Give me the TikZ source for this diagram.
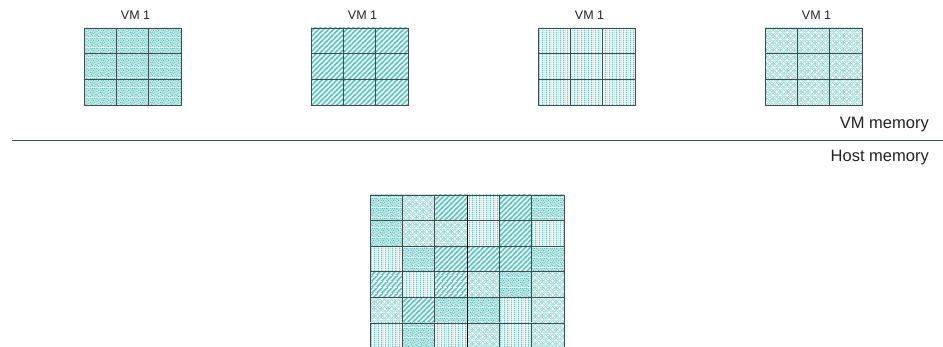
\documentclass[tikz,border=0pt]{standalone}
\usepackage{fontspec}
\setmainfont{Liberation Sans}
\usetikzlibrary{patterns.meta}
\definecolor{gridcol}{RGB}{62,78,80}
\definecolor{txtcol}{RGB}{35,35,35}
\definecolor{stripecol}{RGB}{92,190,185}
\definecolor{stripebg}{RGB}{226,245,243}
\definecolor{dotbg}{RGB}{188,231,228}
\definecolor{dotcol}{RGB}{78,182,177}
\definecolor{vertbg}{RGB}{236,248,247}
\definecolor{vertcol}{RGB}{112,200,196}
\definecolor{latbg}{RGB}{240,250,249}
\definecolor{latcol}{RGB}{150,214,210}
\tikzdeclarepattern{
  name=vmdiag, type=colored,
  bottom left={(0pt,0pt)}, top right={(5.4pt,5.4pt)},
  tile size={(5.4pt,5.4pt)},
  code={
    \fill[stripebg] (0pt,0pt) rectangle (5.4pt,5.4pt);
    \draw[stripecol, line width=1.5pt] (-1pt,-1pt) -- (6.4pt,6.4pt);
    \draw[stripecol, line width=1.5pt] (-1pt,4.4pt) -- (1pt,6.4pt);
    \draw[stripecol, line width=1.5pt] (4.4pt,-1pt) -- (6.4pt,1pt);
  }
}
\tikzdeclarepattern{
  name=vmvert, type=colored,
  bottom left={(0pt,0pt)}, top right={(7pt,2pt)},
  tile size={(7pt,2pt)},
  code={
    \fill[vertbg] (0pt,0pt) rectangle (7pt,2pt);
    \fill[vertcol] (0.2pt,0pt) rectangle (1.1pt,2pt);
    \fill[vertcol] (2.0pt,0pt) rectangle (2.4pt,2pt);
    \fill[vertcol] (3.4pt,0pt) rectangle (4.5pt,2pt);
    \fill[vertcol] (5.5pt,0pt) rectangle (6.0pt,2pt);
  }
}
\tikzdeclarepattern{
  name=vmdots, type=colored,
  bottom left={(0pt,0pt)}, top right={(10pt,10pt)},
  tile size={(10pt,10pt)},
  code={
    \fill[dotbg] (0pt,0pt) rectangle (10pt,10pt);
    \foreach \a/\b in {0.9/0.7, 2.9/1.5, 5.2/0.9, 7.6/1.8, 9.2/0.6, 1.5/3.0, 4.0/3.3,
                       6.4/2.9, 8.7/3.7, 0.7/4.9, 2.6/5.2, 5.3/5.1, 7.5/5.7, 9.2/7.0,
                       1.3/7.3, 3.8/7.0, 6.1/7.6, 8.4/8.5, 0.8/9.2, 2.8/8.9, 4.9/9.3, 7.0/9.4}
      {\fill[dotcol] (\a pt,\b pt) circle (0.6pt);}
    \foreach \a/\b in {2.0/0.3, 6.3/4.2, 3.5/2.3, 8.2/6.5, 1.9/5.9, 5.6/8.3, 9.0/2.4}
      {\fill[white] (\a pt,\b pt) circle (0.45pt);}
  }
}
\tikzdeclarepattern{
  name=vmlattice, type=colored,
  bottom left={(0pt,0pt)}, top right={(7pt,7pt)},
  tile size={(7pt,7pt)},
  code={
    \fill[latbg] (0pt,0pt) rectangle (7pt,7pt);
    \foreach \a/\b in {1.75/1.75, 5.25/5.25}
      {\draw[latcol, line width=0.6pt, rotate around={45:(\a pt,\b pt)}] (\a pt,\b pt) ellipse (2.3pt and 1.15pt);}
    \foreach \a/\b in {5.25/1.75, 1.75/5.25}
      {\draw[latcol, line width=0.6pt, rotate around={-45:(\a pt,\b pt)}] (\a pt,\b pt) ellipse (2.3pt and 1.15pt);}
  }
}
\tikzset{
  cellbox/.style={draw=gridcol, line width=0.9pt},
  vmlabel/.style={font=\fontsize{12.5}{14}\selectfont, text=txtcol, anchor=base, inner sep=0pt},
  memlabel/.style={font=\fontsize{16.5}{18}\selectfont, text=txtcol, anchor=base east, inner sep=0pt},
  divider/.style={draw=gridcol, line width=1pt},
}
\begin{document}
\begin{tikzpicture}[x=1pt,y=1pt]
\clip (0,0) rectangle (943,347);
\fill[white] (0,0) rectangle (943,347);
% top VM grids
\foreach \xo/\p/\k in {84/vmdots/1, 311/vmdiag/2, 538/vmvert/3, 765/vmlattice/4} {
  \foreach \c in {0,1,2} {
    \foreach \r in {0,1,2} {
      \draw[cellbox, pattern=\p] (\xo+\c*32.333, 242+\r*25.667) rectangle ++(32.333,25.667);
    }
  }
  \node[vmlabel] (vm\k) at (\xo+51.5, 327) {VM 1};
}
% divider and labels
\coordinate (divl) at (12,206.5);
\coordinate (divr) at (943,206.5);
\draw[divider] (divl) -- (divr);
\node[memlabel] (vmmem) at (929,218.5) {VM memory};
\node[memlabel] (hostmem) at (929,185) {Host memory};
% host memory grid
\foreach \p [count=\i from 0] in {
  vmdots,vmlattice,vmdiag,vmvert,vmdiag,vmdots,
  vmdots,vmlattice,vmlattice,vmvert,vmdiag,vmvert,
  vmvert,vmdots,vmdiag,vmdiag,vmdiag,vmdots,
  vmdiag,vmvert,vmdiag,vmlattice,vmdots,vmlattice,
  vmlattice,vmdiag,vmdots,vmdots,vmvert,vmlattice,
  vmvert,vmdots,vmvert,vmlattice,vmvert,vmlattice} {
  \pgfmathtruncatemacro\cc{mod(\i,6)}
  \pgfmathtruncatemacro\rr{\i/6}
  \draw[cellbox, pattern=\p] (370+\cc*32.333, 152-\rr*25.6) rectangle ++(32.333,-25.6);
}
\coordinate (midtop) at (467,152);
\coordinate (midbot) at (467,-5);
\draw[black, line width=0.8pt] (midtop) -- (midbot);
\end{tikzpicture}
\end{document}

# INSTRUCTION
Restate the data above exactly, stripping out each image.

# ANSWER BELOW
Give me the TikZ source for this diagram.
\documentclass[tikz,border=0pt]{standalone}
\usepackage{fontspec}
\setmainfont{Liberation Sans}
\usetikzlibrary{patterns.meta}
\definecolor{gridcol}{RGB}{62,78,80}
\definecolor{txtcol}{RGB}{35,35,35}
\definecolor{stripecol}{RGB}{92,190,185}
\definecolor{stripebg}{RGB}{226,245,243}
\definecolor{dotbg}{RGB}{188,231,228}
\definecolor{dotcol}{RGB}{78,182,177}
\definecolor{vertbg}{RGB}{236,248,247}
\definecolor{vertcol}{RGB}{112,200,196}
\definecolor{latbg}{RGB}{240,250,249}
\definecolor{latcol}{RGB}{150,214,210}
\tikzdeclarepattern{
  name=vmdiag, type=colored,
  bottom left={(0pt,0pt)}, top right={(5.4pt,5.4pt)},
  tile size={(5.4pt,5.4pt)},
  code={
    \fill[stripebg] (0pt,0pt) rectangle (5.4pt,5.4pt);
    \draw[stripecol, line width=1.5pt] (-1pt,-1pt) -- (6.4pt,6.4pt);
    \draw[stripecol, line width=1.5pt] (-1pt,4.4pt) -- (1pt,6.4pt);
    \draw[stripecol, line width=1.5pt] (4.4pt,-1pt) -- (6.4pt,1pt);
  }
}
\tikzdeclarepattern{
  name=vmvert, type=colored,
  bottom left={(0pt,0pt)}, top right={(7pt,2pt)},
  tile size={(7pt,2pt)},
  code={
    \fill[vertbg] (0pt,0pt) rectangle (7pt,2pt);
    \fill[vertcol] (0.2pt,0pt) rectangle (1.1pt,2pt);
    \fill[vertcol] (2.0pt,0pt) rectangle (2.4pt,2pt);
    \fill[vertcol] (3.4pt,0pt) rectangle (4.5pt,2pt);
    \fill[vertcol] (5.5pt,0pt) rectangle (6.0pt,2pt);
  }
}
\tikzdeclarepattern{
  name=vmdots, type=colored,
  bottom left={(0pt,0pt)}, top right={(10pt,10pt)},
  tile size={(10pt,10pt)},
  code={
    \fill[dotbg] (0pt,0pt) rectangle (10pt,10pt);
    \foreach \a/\b in {0.9/0.7, 2.9/1.5, 5.2/0.9, 7.6/1.8, 9.2/0.6, 1.5/3.0, 4.0/3.3,
                       6.4/2.9, 8.7/3.7, 0.7/4.9, 2.6/5.2, 5.3/5.1, 7.5/5.7, 9.2/7.0,
                       1.3/7.3, 3.8/7.0, 6.1/7.6, 8.4/8.5, 0.8/9.2, 2.8/8.9, 4.9/9.3, 7.0/9.4}
      {\fill[dotcol] (\a pt,\b pt) circle (0.6pt);}
    \foreach \a/\b in {2.0/0.3, 6.3/4.2, 3.5/2.3, 8.2/6.5, 1.9/5.9, 5.6/8.3, 9.0/2.4}
      {\fill[white] (\a pt,\b pt) circle (0.45pt);}
  }
}
\tikzdeclarepattern{
  name=vmlattice, type=colored,
  bottom left={(0pt,0pt)}, top right={(7pt,7pt)},
  tile size={(7pt,7pt)},
  code={
    \fill[latbg] (0pt,0pt) rectangle (7pt,7pt);
    \foreach \a/\b in {1.75/1.75, 5.25/5.25}
      {\draw[latcol, line width=0.6pt, rotate around={45:(\a pt,\b pt)}] (\a pt,\b pt) ellipse (2.3pt and 1.15pt);}
    \foreach \a/\b in {5.25/1.75, 1.75/5.25}
      {\draw[latcol, line width=0.6pt, rotate around={-45:(\a pt,\b pt)}] (\a pt,\b pt) ellipse (2.3pt and 1.15pt);}
  }
}
\tikzset{
  cellbox/.style={draw=gridcol, line width=0.9pt},
  vmlabel/.style={font=\fontsize{12.5}{14}\selectfont, text=txtcol, anchor=base, inner sep=0pt},
  memlabel/.style={font=\fontsize{16.5}{18}\selectfont, text=txtcol, anchor=base east, inner sep=0pt},
  divider/.style={draw=gridcol, line width=1pt},
}
\begin{document}
\begin{tikzpicture}[x=1pt,y=1pt]
\clip (0,0) rectangle (943,347);
\fill[white] (0,0) rectangle (943,347);
% top VM grids
\foreach \xo/\p/\k in {84/vmdots/1, 311/vmdiag/2, 538/vmvert/3, 765/vmlattice/4} {
  \foreach \c in {0,1,2} {
    \foreach \r in {0,1,2} {
      \draw[cellbox, pattern=\p] (\xo+\c*32.333, 242+\r*25.667) rectangle ++(32.333,25.667);
    }
  }
  \node[vmlabel] (vm\k) at (\xo+51.5, 327) {VM 1};
}
% divider and labels
\coordinate (divl) at (12,206.5);
\coordinate (divr) at (943,206.5);
\draw[divider] (divl) -- (divr);
\node[memlabel] (vmmem) at (929,218.5) {VM memory};
\node[memlabel] (hostmem) at (929,185) {Host memory};
% host memory grid
\foreach \p [count=\i from 0] in {
  vmdots,vmlattice,vmdiag,vmvert,vmdiag,vmdots,
  vmdots,vmlattice,vmlattice,vmvert,vmdiag,vmvert,
  vmvert,vmdots,vmdiag,vmdiag,vmdiag,vmdots,
  vmdiag,vmvert,vmdiag,vmlattice,vmdots,vmlattice,
  vmlattice,vmdiag,vmdots,vmdots,vmvert,vmlattice,
  vmvert,vmdots,vmvert,vmlattice,vmvert,vmlattice} {
  \pgfmathtruncatemacro\cc{mod(\i,6)}
  \pgfmathtruncatemacro\rr{\i/6}
  \draw[cellbox, pattern=\p] (370+\cc*32.333, 152-\rr*25.6) rectangle ++(32.333,-25.6);
}
\coordinate (midtop) at (467,152);
\coordinate (midbot) at (467,-5);
\draw[black, line width=0.8pt] (midtop) -- (midbot);
\end{tikzpicture}
\end{document}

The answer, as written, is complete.